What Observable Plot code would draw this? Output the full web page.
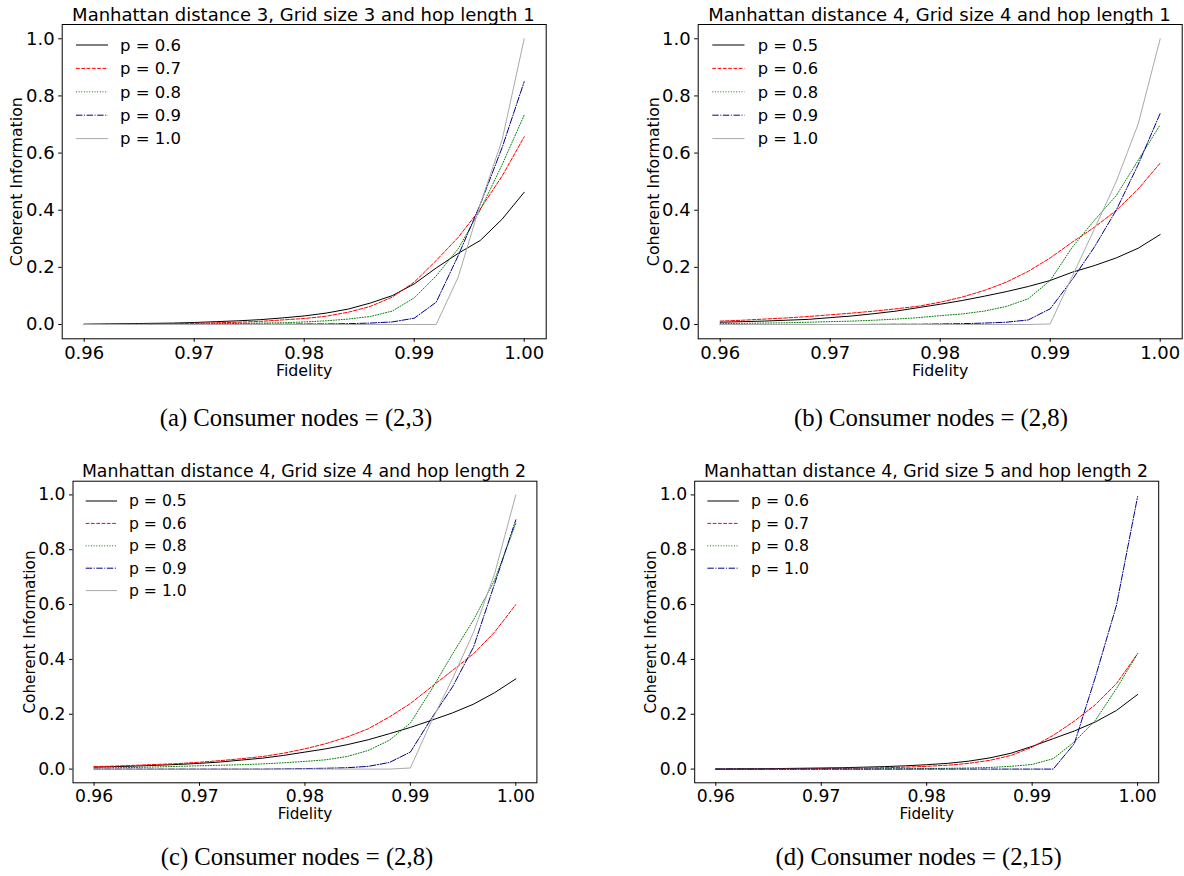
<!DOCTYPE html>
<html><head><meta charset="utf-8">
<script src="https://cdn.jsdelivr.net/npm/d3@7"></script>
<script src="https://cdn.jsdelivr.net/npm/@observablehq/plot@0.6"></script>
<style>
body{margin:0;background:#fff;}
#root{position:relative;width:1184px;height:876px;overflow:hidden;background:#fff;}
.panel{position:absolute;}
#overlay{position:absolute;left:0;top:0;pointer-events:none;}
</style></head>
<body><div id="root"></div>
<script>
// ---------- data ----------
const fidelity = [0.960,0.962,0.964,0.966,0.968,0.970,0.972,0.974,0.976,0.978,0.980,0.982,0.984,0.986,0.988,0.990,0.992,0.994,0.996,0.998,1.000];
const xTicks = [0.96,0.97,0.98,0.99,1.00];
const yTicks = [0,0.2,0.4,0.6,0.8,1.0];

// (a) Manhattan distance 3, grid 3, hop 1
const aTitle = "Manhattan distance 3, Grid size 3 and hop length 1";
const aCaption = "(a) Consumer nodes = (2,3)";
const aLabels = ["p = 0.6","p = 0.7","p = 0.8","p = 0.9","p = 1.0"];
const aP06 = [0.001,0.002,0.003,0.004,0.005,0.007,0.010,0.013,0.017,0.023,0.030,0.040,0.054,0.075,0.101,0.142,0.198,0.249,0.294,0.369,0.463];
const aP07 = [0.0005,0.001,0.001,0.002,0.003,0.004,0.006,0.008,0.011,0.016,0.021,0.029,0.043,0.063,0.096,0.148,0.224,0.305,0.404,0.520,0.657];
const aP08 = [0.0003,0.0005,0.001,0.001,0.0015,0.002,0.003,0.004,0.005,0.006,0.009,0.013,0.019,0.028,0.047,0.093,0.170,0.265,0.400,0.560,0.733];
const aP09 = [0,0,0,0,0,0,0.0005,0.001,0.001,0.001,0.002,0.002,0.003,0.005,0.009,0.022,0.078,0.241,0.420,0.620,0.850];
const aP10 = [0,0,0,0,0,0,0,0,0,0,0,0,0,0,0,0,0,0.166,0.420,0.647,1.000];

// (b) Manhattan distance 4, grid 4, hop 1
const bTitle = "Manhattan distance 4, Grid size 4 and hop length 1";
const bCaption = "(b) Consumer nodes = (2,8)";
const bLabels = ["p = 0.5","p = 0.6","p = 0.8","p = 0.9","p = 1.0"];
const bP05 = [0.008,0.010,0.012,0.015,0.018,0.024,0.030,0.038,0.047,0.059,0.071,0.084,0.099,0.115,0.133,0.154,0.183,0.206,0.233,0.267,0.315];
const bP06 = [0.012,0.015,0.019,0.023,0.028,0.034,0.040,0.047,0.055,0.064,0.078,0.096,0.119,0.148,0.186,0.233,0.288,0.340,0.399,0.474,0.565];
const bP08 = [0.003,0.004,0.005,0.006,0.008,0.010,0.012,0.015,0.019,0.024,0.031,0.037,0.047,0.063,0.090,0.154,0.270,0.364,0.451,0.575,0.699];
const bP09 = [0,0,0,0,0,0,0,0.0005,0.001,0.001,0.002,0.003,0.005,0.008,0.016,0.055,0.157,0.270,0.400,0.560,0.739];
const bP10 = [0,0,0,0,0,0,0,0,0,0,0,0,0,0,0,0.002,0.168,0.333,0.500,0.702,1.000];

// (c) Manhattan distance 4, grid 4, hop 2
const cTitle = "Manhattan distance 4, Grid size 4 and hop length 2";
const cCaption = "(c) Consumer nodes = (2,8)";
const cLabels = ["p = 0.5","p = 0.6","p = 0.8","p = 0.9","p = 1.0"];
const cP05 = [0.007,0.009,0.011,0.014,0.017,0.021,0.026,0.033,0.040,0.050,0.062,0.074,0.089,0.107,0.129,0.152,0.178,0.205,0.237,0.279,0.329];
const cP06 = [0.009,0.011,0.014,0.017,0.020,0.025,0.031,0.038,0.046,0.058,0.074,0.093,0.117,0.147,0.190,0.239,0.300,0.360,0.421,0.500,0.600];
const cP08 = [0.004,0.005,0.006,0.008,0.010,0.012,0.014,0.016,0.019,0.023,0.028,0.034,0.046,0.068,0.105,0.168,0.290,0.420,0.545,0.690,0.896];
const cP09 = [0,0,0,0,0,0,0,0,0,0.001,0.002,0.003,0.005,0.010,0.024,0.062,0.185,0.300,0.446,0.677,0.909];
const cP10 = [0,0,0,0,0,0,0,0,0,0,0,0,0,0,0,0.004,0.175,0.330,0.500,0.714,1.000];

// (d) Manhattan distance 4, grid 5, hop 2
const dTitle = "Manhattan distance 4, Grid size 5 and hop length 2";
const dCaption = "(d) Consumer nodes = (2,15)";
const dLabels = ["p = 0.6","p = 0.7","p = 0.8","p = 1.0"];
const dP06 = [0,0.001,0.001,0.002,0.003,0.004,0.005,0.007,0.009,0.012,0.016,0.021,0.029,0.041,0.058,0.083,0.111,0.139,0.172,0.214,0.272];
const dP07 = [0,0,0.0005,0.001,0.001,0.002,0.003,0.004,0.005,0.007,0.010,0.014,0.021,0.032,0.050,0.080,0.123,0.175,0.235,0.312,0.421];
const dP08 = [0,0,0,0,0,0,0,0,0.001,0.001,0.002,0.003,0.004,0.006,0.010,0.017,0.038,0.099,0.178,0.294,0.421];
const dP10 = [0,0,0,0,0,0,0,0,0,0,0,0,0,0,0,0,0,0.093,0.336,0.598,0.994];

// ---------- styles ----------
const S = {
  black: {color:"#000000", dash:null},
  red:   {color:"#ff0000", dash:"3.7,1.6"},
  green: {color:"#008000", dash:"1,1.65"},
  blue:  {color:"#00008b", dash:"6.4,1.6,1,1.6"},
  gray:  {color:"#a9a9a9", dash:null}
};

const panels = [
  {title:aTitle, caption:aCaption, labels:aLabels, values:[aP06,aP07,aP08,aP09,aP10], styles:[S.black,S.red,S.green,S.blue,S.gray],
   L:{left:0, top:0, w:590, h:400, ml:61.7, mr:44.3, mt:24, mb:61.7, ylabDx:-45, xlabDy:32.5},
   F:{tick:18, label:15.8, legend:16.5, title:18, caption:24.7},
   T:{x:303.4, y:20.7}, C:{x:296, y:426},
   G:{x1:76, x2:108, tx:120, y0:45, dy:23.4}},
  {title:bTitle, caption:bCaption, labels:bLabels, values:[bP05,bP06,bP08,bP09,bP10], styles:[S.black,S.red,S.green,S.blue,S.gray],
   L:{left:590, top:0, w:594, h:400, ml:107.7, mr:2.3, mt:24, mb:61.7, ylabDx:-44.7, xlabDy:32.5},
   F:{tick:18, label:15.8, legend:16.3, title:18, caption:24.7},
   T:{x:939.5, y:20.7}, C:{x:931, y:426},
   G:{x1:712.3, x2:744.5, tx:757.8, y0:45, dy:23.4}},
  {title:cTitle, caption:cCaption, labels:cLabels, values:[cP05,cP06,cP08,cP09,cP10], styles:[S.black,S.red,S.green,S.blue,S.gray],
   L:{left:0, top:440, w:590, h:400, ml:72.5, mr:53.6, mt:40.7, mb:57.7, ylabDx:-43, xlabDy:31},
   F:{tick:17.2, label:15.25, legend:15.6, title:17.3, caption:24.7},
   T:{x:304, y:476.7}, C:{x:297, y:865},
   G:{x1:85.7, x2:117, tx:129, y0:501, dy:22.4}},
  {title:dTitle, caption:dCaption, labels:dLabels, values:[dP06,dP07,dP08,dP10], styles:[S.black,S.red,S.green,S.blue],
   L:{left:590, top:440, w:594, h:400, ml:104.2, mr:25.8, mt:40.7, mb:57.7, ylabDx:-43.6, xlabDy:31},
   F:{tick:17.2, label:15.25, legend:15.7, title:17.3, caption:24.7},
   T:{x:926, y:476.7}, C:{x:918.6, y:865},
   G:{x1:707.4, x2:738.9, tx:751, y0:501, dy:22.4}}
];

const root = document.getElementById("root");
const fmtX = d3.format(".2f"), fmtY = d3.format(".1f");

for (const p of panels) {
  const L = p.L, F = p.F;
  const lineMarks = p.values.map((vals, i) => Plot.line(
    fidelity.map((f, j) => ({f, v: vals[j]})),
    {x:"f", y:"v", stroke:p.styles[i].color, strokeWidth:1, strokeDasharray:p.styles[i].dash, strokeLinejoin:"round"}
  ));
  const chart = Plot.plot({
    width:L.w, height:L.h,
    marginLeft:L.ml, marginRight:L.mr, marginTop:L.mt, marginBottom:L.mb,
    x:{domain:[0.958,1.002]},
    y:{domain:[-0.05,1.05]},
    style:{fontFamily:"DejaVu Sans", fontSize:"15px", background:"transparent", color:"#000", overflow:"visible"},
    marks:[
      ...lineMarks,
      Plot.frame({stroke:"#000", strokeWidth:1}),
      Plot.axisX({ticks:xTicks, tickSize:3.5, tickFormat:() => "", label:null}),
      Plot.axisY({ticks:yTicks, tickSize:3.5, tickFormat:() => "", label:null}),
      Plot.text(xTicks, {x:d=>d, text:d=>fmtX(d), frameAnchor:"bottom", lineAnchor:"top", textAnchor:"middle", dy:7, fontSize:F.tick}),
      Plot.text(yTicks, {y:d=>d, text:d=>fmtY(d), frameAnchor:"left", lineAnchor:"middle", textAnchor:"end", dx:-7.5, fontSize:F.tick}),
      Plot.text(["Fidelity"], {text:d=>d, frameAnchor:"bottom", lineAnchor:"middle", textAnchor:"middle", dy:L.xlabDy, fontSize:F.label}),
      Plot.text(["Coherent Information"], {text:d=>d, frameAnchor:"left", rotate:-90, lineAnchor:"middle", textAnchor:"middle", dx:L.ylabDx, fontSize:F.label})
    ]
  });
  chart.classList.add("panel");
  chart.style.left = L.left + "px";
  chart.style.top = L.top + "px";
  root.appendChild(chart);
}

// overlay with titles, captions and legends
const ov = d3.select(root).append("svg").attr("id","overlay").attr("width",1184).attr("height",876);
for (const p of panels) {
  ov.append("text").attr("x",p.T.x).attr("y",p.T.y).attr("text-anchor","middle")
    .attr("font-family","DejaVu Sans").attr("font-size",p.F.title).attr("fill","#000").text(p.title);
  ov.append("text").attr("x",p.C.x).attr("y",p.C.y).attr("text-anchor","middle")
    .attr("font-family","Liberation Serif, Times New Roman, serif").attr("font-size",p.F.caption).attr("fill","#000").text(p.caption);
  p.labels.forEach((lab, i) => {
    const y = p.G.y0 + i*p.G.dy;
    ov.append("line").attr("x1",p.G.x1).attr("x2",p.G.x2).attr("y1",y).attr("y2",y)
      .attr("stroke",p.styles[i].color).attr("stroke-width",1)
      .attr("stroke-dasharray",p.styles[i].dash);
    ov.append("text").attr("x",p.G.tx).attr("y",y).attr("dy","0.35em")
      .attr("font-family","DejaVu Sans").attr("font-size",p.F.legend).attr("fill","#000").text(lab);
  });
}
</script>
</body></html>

*GOAL OF THE EXERCISE*
Emit the lines of the material exactly, from its first line to the line containing "const yTicks = [0,0.2,0.4,0.6,0.8,1.0];", inclusive; leave every picture out.

*SOLUTION TO THE PROBLEM*
What Observable Plot code would draw this? Output the full web page.
<!DOCTYPE html>
<html><head><meta charset="utf-8">
<script src="https://cdn.jsdelivr.net/npm/d3@7"></script>
<script src="https://cdn.jsdelivr.net/npm/@observablehq/plot@0.6"></script>
<style>
body{margin:0;background:#fff;}
#root{position:relative;width:1184px;height:876px;overflow:hidden;background:#fff;}
.panel{position:absolute;}
#overlay{position:absolute;left:0;top:0;pointer-events:none;}
</style></head>
<body><div id="root"></div>
<script>
// ---------- data ----------
const fidelity = [0.960,0.962,0.964,0.966,0.968,0.970,0.972,0.974,0.976,0.978,0.980,0.982,0.984,0.986,0.988,0.990,0.992,0.994,0.996,0.998,1.000];
const xTicks = [0.96,0.97,0.98,0.99,1.00];
const yTicks = [0,0.2,0.4,0.6,0.8,1.0];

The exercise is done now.